The outlet says it petitioned a judge this week to unseal an unreported suicide note written by Epstein, allegedly written before he first tried—unsuccessfully—to kill himself in July 2019. (He died about two weeks later.) The note’s existence was flagged by Epstein’s former cellmate, Nicholas Tartaglione, a former police officer who’s currently serving four life sentences after being charged with a quadruple homicide. (Tartaglione maintains he’s innocent, and is seeking an appeal.)

Tartaglione told the NYT he remembers finding the note shortly after Epstein’s first suicide attempt. He also said the note was written on paper from a yellow legal pad; that it included mention of a “time to say goodbye”; and he’d stashed it inside a graphic novel for safekeeping. Per the outlet:

The note said that investigators had looked into Mr. Epstein for many months and “found nothing,” Mr. Tartaglione recalled. He said the message continued along the lines of: “What do you want me to do, bust out crying? Time to say goodbye.”

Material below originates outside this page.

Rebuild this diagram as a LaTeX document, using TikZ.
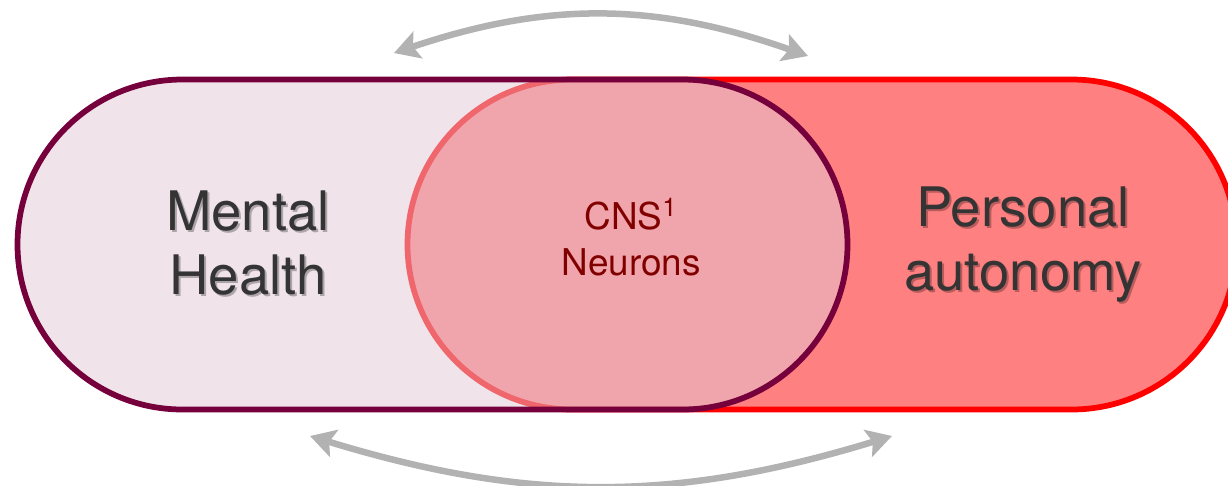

Apparently, Tartaglione gave the note to his own lawyers after Epstein initially blamed him for the marks on his neck, telling prison guards that he wasn’t actually suicidal, but actually attacked. (Epstein never repeated these claims, and instead told the Bureau of Prisons he “never had any issues” with Tartaglione.) It was because of this that the note was allegedly placed in Tartaglione’s legal file, and according to records, authenticated by lawyers.  

 

Speaking to the NYT, a Justice Department spokesperson said the agency never saw such a note—and it was never mentioned in the DOJ’s investigations into Epstein’s death. She also said that under the Epstein Files Transparency Act, the DOJ’s gone through an “exhaustive effort to collect all records in its possession.” 

But this “exhaustive effort”—again—is the same one that’s landed Blanche a lawsuit, after he in January claimed the DOJ uploaded the last of the files after it dumped three million pages onto its website. (This tranche of files were also riddled with errors, and exposed the details and nude images of various Epstein victims.) About a month later, NPR found the DOJ was still withholding files, and the U.K.-based Telegraph reported Epstein had about six storage units in the U.S.—all of which with various hard drives, computers, and photographs—that had yet to be investigated.

So, all things considered, if such a suicide note does exist … it may be right up there with a flurry of other files the DOJ has yet to show to the American public.